A recent survey shows that almost 60 percent of people in the workforce are unhappy with their career.
Legal studies professor G. Richard Shell, author of new book “Springboard: Launching your Personal Search for Success” and professor of the popular Wharton School “Success” course, has a mission to lower that number.
He’s been doing that at Wharton since 2005 when his course, “Literature for Success,” first launched. Now, with his new book, people can learn to define success as it means to them without having to take his class.
The book, released on Aug. 15, is “out of the course, about the course, about the students in the course, but also different because it’s not a course,” Shell said. “It’s a book for readers to use without a classroom.”
Shell begins the book with his own path to success. He went from college with a full-time military scholarship, to a job painting houses for a living, to “rock bottom” in Kabul, to where he is now — a full-time professor at Wharton.
But “Springboard” is not an autobiography. It intertwines Shell’s personal anecdotes with works of philosophy, works of literature and exercises for the reader — much like his course. It even includes several student narratives from his class.
“The book is very grounded in what the students told me about what their life is like,” Shell said, referring to the conclusion, which begins with a story from a former student who now lives in the Philippines. “The book is dedicated to my students. I consider them my teachers,” he added.
So how does one go about defining success? The book looks at this question in depth, but Shell summarizes it in three steps. The first is to realize that you may not have a clue as to what you want to do in life.
“Let the uncertainty cook a little instead of jumping to eliminate it,” Shell advised.
The second is to ask the question “What can you do better than most?” For most people, there are probably four or five things that they do better than others, Shell said. “You have to recognize what those skills are and then recognize the combination. The use of those is really the key.”
The “lock,” and the third step, is to find someone who will pay you to do that.
Wharton senior Guy Viner took Shell’s class last spring and found his own definition of success. He came into the class “kind of lost,” and left more “self-aware,” he said.
But for Viner, the best parts of the course were the relationships he formed with his classmates and with Shell.
“I wish he were my grandfather,” Viner said. “It’s really difficult to build a relationship with staff or faculty. [Shell] cares really genuinely about the students in the class.”
The course, which is very popular, is limited to 35 students, so Shell can learn about each and every one of his students.
Wharton junior Alexandra Gorman got into the class when a friend dropped it due to on-campus recruiting.
“Everyone says college is the best four years of your life,” Gorman said, “and [in] this class, you are almost graded on learning about yourself and exploring.”

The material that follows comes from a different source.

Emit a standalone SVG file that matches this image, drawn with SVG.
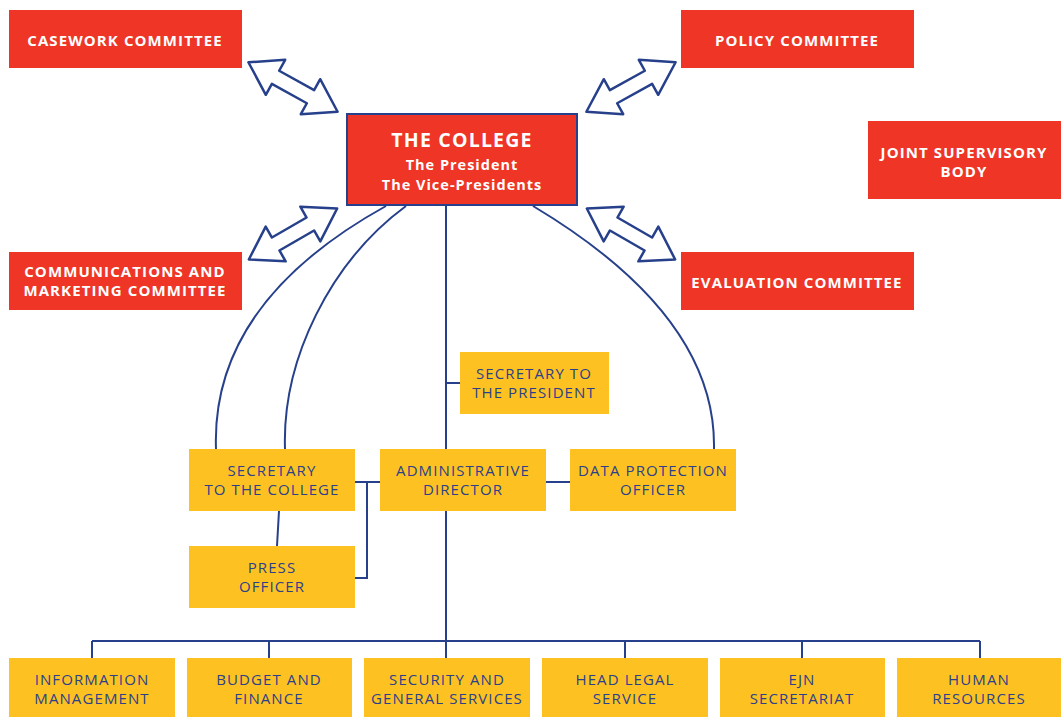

Shell is teaching the course this semester and incorporating elements from the book into the class. In the spring he will go on to teach another popular course on negotiation, which also provided the basis for a book, “Bargaining for Advantage: Negotiation Strategies for Reasonable People.”
Shell wants students to realize that not everyone has their life figured out — in fact, most people don’t.
“The truth is that the majority of students don’t have a clear idea of what they want to do,” Shell said. “And that’s great. It’s like the weather — you have to accept it. Fighting it is the problem.”